How Blizzard keeps Diablo 4 feeling single-player despite its MMO elements
If you played Diablo 4 during any of the various playtests Blizzard has held ahead of the game’s early June launch, you’ll probably have run into another player or two.
I saw players running around Kyovashad, the city in the Fractured Peaks region, popping into and out of portals, visiting vendors and milling about. It’s the kind of thing you’d expect from an MMO – perhaps in a city set within Blizzard’s own World of Warcraft.
Outside settlements, most of my impromptu encounters with other players revolved around public events either in progress or just finished (annoying).

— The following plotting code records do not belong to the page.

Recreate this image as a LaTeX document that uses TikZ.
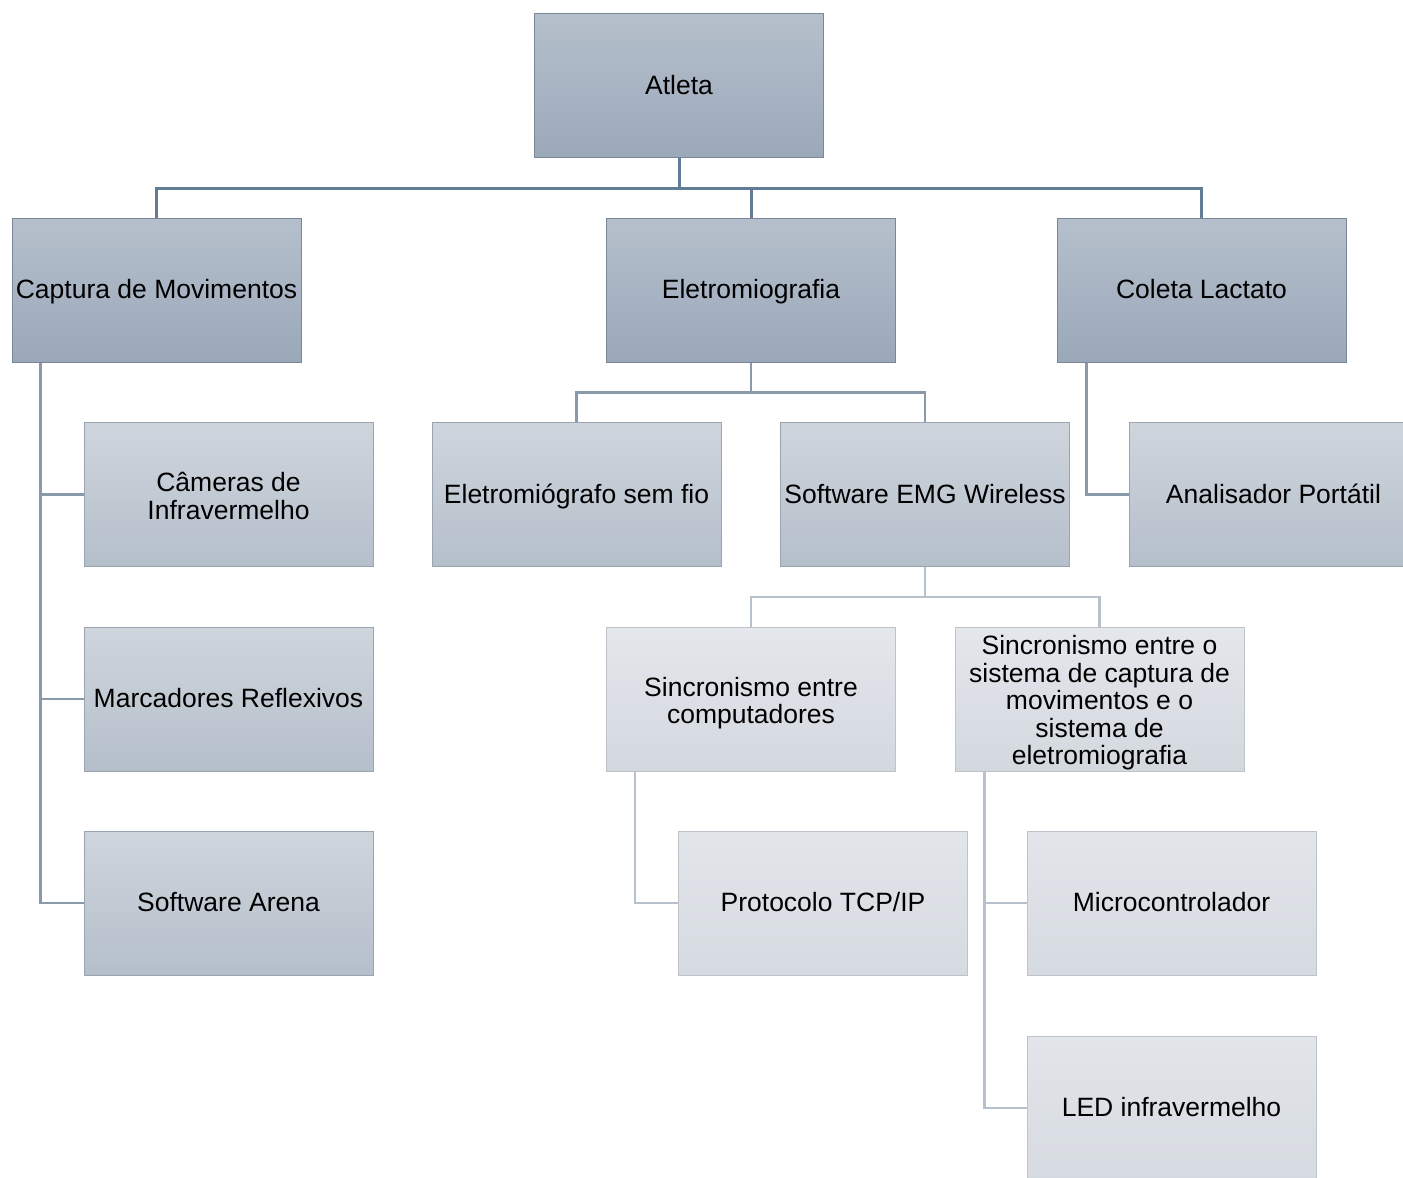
\documentclass[tikz,border=0pt]{standalone}
\usepackage{fontspec}
\setmainfont{Liberation Sans}
\usetikzlibrary{calc}
\definecolor{aTop}{HTML}{B6C0CC}
\definecolor{aBot}{HTML}{9AA8B9}
\definecolor{bTop}{HTML}{CFD5DD}
\definecolor{bBot}{HTML}{B5BFCA}
\definecolor{cTop}{HTML}{E4E7EC}
\definecolor{cBot}{HTML}{D3D8DF}
\definecolor{dTop}{HTML}{E2E5EA}
\definecolor{dBot}{HTML}{D6DBE1}
\definecolor{edgeA}{HTML}{7A8796}
\definecolor{edgeB}{HTML}{9AA5B1}
\definecolor{edgeC}{HTML}{BCC3CB}
\definecolor{lineA}{HTML}{627C95}
\definecolor{lineB}{HTML}{8B9AAB}
\definecolor{lineC}{HTML}{B7C1CC}
\newcommand\toprl{\rule{0pt}{30pt}}
\tikzset{
  box/.style={rectangle, minimum width=289pt, minimum height=144pt, inner sep=0pt,
    align=center, font=\fontsize{26.5}{27.5}\selectfont, line width=1pt,
    execute at begin node={\rule{0pt}{25.5pt}}, execute at end node=\strut},
  lvA/.style={box, top color=aTop, bottom color=aBot, draw=edgeA},
  lvB/.style={box, top color=bTop, bottom color=bBot, draw=edgeB},
  lvC/.style={box, top color=cTop, bottom color=cBot, draw=edgeC},
  lvD/.style={box, top color=dTop, bottom color=dBot, draw=edgeC},
  linkA/.style={draw=lineA, line width=3pt},
  linkB/.style={draw=lineB, line width=2.5pt},
  linkC/.style={draw=lineC, line width=2.5pt},
}
\begin{document}
\begin{tikzpicture}[x=1pt,y=-1pt]
\useasboundingbox (0,0) rectangle (1403,1178);
% level 1 and 2
\node[lvA] (atleta) at (679,85.5) {Atleta};
\node[lvA] (captura) at (156.5,290) {Captura de Movimentos};
\node[lvA] (emg) at (751,290) {Eletromiografia};
\node[lvA] (coleta) at (1201.5,290) {Coleta Lactato};
% level 3
\node[lvB] (cameras) at (228.5,494.5) {\toprl Câmeras de\\Infravermelho};
\node[lvB] (marcadores) at (228.5,699) {Marcadores Reflexivos};
\node[lvB] (arena) at (228.5,903) {Software Arena};
\node[lvB] (emgsf) at (576.5,494.5) {Eletromiógrafo sem fio};
\node[lvB] (swemg) at (925,494.5) {Software EMG Wireless};
\node[lvB] (analisador) at (1273.5,494.5) {Analisador Portátil};
% level 4
\node[lvC] (sinccomp) at (751,699) {\toprl Sincronismo entre\\computadores};
\node[lvC, inner ysep=-3pt] (sincsys) at (1099.5,699) {\toprl Sincronismo entre o\\sistema de captura de\\movimentos e o\\sistema de\\eletromiografia};
% level 5
\node[lvD] (tcp) at (823,903) {Protocolo TCP/IP};
\node[lvD] (micro) at (1171.5,903) {Microcontrolador};
\node[lvD] (led) at (1171.5,1108) {LED infravermelho};
% connectors
\draw[linkA] (atleta.south) -- ++(0,30) coordinate (hA) -| (captura.north);
\draw[linkA] (hA) -| (emg.north);
\draw[linkA] (hA) -| (coleta.north);
\draw[linkB] (emg.south) -- ++(0,30) coordinate (hB) -| (emgsf.north);
\draw[linkB] (hB) -| (swemg.north);
\draw[linkC] (swemg.south) -- ++(0,30) coordinate (hC) -| (sinccomp.north);
\draw[linkC] (hC) -| (sincsys.north);
\draw[linkB] ([xshift=29pt]captura.south west) |- (cameras.west);
\draw[linkB] ([xshift=29pt]captura.south west) |- (marcadores.west);
\draw[linkB] ([xshift=29pt]captura.south west) |- (arena.west);
\draw[linkB] ([xshift=30pt]coleta.south west) |- (analisador.west);
\draw[linkC] ([xshift=29pt]sinccomp.south west) |- (tcp.west);
\draw[linkC] ([xshift=30pt]sincsys.south west) |- (micro.west);
\draw[linkC] ([xshift=30pt]sincsys.south west) |- (led.west);
\end{tikzpicture}
\end{document}
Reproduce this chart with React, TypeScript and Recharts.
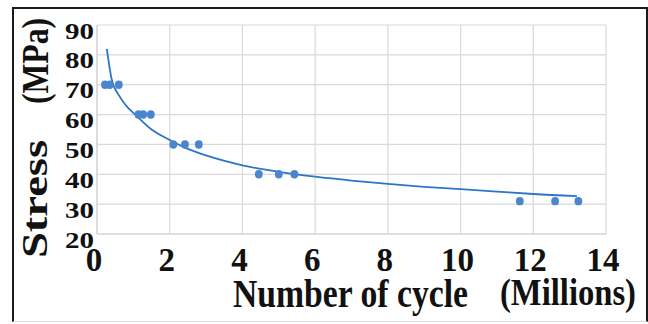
import { ComposedChart, Line, Scatter, XAxis, YAxis, CartesianGrid } from 'recharts'

// fatigue test results: cycles in millions vs stress
const cycles = [0.22, 0.35, 0.6, 1.14, 1.27, 1.48, 2.1, 2.42, 2.8, 4.45, 5.0, 5.43, 11.63, 12.6, 13.24]
const stress = [70, 70, 70, 60, 60, 60, 50, 50, 50, 40, 40, 40, 31, 31, 31]

// fitted trend curve
const trendCycles = [0.27, 0.4, 0.6, 0.8, 1.05, 1.5, 2, 2.5, 3, 4, 5, 6, 7, 8, 9, 10, 11, 12, 13.2]
const trendStress = [82, 72, 66.5, 63, 60, 55, 51.5, 48.5, 46.3, 43, 40.8, 39.2, 37.9, 36.8, 35.8, 35, 34.2, 33.4, 32.7]

const xTicks = [0, 2, 4, 6, 8, 10, 12, 14]
const yTicks = [20, 30, 40, 50, 60, 70, 80, 90]

const points = cycles.map((x, i) => ({ x, y: stress[i] }))
const trend = trendCycles.map((x, i) => ({ x, y: trendStress[i] }))

const FONT = '"Liberation Serif", "Times New Roman", serif'
const DOT = '#4a86d0'
const LINE = '#2e75c8'
const textStyle = { fontFamily: FONT, fontWeight: 700 }

function YTick({ x, y, payload }: any) {
  return (
    <text x={x} y={y + 13.5} textAnchor="end" style={textStyle} fontSize={24}
      textLength={29} lengthAdjust="spacingAndGlyphs" fill="#111">
      {payload.value}
    </text>
  )
}

function XTick({ x, y, payload }: any) {
  return (
    <text x={x - 3} y={y + 37} textAnchor="middle" style={textStyle} fontSize={33} fill="#111">
      {payload.value}
    </text>
  )
}

function Dot({ cx, cy }: any) {
  return <ellipse cx={cx} cy={cy} rx={3.9} ry={4.2} fill={DOT} />
}

export default function App() {
  return (
    <div style={{ position: 'absolute', left: 0, top: 0, width: 648, height: 324, background: '#fff' }}>
      <div style={{
        position: 'absolute', left: 12, top: 7, width: 632, height: 312,
        borderLeft: '2px solid #1a1a1a', borderTop: '2px solid #1a1a1a', borderRight: '2px solid #1a1a1a',
        borderBottom: '1px solid #ddd'
      }} />
      <ComposedChart width={648} height={324} margin={{ top: 25, right: 42, bottom: 30, left: 13 }}
        style={{ position: 'absolute', left: 0, top: 0 }}>
        <CartesianGrid stroke="#d9d9d9" strokeWidth={1.2} />
        <XAxis type="number" dataKey="x" domain={[0, 14]} ticks={xTicks} height={60}
          axisLine={{ stroke: '#d0d0d0' }} tickLine={false} tickSize={0} tickMargin={0} tick={<XTick />} />
        <YAxis type="number" dataKey="y" domain={[20, 90]} ticks={yTicks} width={84}
          axisLine={{ stroke: '#d0d0d0' }} tickLine={false} tickSize={0} tickMargin={3} tick={<YTick />} />
        <Line data={trend} dataKey="y" type="monotone" stroke={LINE} strokeWidth={1.8} dot={false}
          activeDot={false} isAnimationActive={false} />
        <Scatter data={points} dataKey="y" shape={<Dot />} isAnimationActive={false} />
      </ComposedChart>
      <svg width={648} height={324} style={{ position: 'absolute', left: 0, top: 0, pointerEvents: 'none' }}>
        <g style={textStyle} fill="#111">
          <text transform="translate(47,258) rotate(-90)" fontSize={36} textLength={118} lengthAdjust="spacingAndGlyphs">Stress</text>
          <text transform="translate(48,104) rotate(-90)" fontSize={38} textLength={86} lengthAdjust="spacingAndGlyphs">(MPa)</text>
          <text x={233} y={307} fontSize={41} textLength={235} lengthAdjust="spacingAndGlyphs">Number of cycle</text>
          <text x={500} y={305} fontSize={37} textLength={136} lengthAdjust="spacingAndGlyphs">(Millions)</text>
        </g>
      </svg>
    </div>
  )
}
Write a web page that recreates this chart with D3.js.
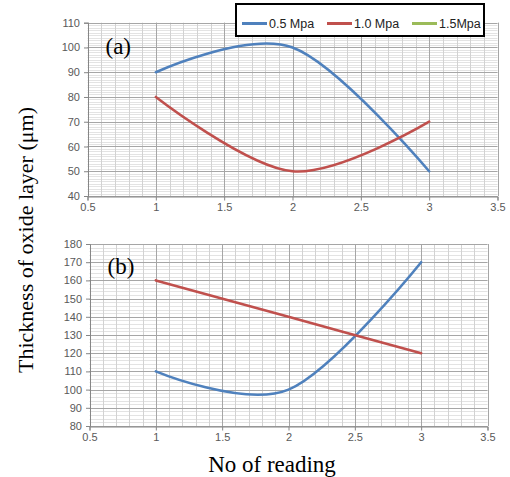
<!DOCTYPE html>
<html>
<head>
<meta charset="utf-8">
<script src="https://cdn.jsdelivr.net/npm/d3@7"></script>
<style>
  body { margin: 0; background: #fff; }
  svg { display: block; }
</style>
</head>
<body>
<div id="chart"></div>
<script>
// data
const readings = [1, 2, 3];
const seriesNames = ["0.5 Mpa", "1.0 Mpa", "1.5Mpa"];
const seriesColors = ["#4F81BD", "#C0504D", "#9BBB59"];

// panel (a)
const panelA_05 = [90, 100, 50];
const panelA_10 = [80, 50, 70];
// panel (b)
const panelB_05 = [110, 100, 170];
const panelB_10 = [160, 140, 120];

const xTicks = [0.5, 1, 1.5, 2, 2.5, 3, 3.5];
const yTicksA = [40, 50, 60, 70, 80, 90, 100, 110];
const yTicksB = [80, 90, 100, 110, 120, 130, 140, 150, 160, 170, 180];

const width = 510, height = 477;

const svg = d3.select("#chart")
  .append("svg")
  .attr("width", width)
  .attr("height", height);

const tickFont = "Liberation Sans, Arial, sans-serif";
const serif = "Liberation Serif, Times New Roman, serif";

function drawPanel(cfg) {
  const x = d3.scaleLinear().domain([0.5, 3.5]).range([cfg.left, cfg.right]);
  const y = d3.scaleLinear().domain(cfg.yDomain).range([cfg.bottom, cfg.top]);
  const g = svg.append("g");

  // minor grid
  const xMinor = d3.range(0.5, 3.5001, 0.1);
  const yMinor = d3.range(cfg.yDomain[0], cfg.yDomain[1] + 0.001, cfg.yMinorStep);

  g.selectAll(".hminor")
    .data(yMinor)
    .join("line")
    .attr("x1", cfg.left).attr("x2", cfg.right)
    .attr("y1", d => Math.round(y(d)) + 0.5).attr("y2", d => Math.round(y(d)) + 0.5)
    .attr("stroke", "#e3e3e3").attr("stroke-width", 1);

  g.selectAll(".vminor")
    .data(xMinor)
    .join("line")
    .attr("x1", d => Math.round(x(d)) + 0.5).attr("x2", d => Math.round(x(d)) + 0.5)
    .attr("y1", cfg.top).attr("y2", cfg.bottom)
    .attr("stroke", "#d2d2d2").attr("stroke-width", 1);

  // major grid
  g.selectAll(".hmajor")
    .data(cfg.yTicks)
    .join("line")
    .attr("x1", cfg.left).attr("x2", cfg.right)
    .attr("y1", d => Math.round(y(d)) + 0.5).attr("y2", d => Math.round(y(d)) + 0.5)
    .attr("stroke", "#a6a6a6").attr("stroke-width", 1);

  g.selectAll(".vmajor")
    .data(xTicks)
    .join("line")
    .attr("x1", d => Math.round(x(d)) + 0.5).attr("x2", d => Math.round(x(d)) + 0.5)
    .attr("y1", cfg.top).attr("y2", cfg.bottom)
    .attr("stroke", "#a6a6a6").attr("stroke-width", 1);

  // axes
  const yAxis = d3.axisLeft(y).tickValues(cfg.yTicks).tickSize(4).tickPadding(4);
  const xAxis = d3.axisBottom(x).tickValues(xTicks).tickSize(4).tickPadding(3)
    .tickFormat(d3.format("~g"));

  const ya = g.append("g")
    .attr("transform", `translate(${cfg.left + 0.5},0)`)
    .call(yAxis);
  const xa = g.append("g")
    .attr("transform", `translate(0,${Math.round(cfg.bottom) + 0.5})`)
    .call(xAxis);

  [ya, xa].forEach(a => {
    a.select(".domain").attr("stroke", "#868686");
    a.selectAll(".tick line").attr("stroke", "#868686");
    a.selectAll(".tick text")
      .attr("fill", "#595959")
      .style("font-family", tickFont)
      .style("font-size", "11px");
  });

  // lines
  const line = d3.line()
    .x((d, i) => x(readings[i]))
    .y(d => y(d))
    .curve(cfg.curve);

  cfg.series.forEach((s, i) => {
    g.append("path")
      .datum(s)
      .attr("fill", "none")
      .attr("stroke", seriesColors[i])
      .attr("stroke-width", 2.6)
      .attr("stroke-linecap", "round")
      .attr("d", line);
  });

  // panel label
  g.append("text")
    .attr("x", cfg.left + 18)
    .attr("y", cfg.labelY)
    .style("font-family", serif)
    .style("font-size", "23px")
    .text(cfg.label);
}

drawPanel({
  left: 87.5, right: 497.5, top: 22.7, bottom: 196,
  yDomain: [40, 110], yTicks: yTicksA, yMinorStep: 1,
  series: [panelA_05, panelA_10],
  curve: d3.curveCatmullRom.alpha(0),
  label: "(a)", labelY: 54
});

drawPanel({
  left: 89.5, right: 487.5, top: 244, bottom: 426,
  yDomain: [80, 180], yTicks: yTicksB, yMinorStep: 2,
  series: [panelB_05, panelB_10],
  curve: d3.curveCatmullRom.alpha(0),
  label: "(b)", labelY: 274
});

// legend
const legend = svg.append("g");
legend.append("rect")
  .attr("x", 236).attr("y", 4)
  .attr("width", 248).attr("height", 32)
  .attr("fill", "#fff")
  .attr("stroke", "#000").attr("stroke-width", 2);

const legendX = [242, 327, 412];
seriesNames.forEach((name, i) => {
  legend.append("line")
    .attr("x1", legendX[i]).attr("x2", legendX[i] + 25)
    .attr("y1", 23.5).attr("y2", 23.5)
    .attr("stroke", seriesColors[i]).attr("stroke-width", 3);
  legend.append("text")
    .attr("x", legendX[i] + 27)
    .attr("y", 28)
    .style("font-family", tickFont)
    .style("font-size", "12.5px")
    .attr("fill", "#222")
    .text(name);
});

// axis titles
svg.append("text")
  .attr("transform", "translate(33,240) rotate(-90)")
  .attr("text-anchor", "middle")
  .style("font-family", serif)
  .style("font-size", "22px")
  .text("Thickness of oxide layer (μm)");

svg.append("text")
  .attr("x", 272)
  .attr("y", 472)
  .attr("text-anchor", "middle")
  .style("font-family", serif)
  .style("font-size", "23px")
  .text("No of reading");
</script>
</body>
</html>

I also joined a group to take on Ashava, a world boss encounter designed for 12 players. Unfortunately, I failed miserably (yes, someone managed to solo Ashava in the Server Slam beta).
Encountering other players in the always-online Diablo 4 is but one of a number of MMO-lite elements in the game. There’s a clan system, raid-like boss fights such as the aforementioned Ashava battle, and a player revive mechanic.
At first glance, these systems are at odds with the traditional Diablo dungeon-crawling action RPG experience Blizzard is shooting for with the bulk of Diablo 4. You play the “Lone Wanderer” who strives to help humanity survive in a brutally oppressive, bleak world. There’s a cool claustrophobia to the ‘do it alone’ dungeon crawling in Diablo 4, so it can feel a little jarring to see other Lone Wanderers step on your turf.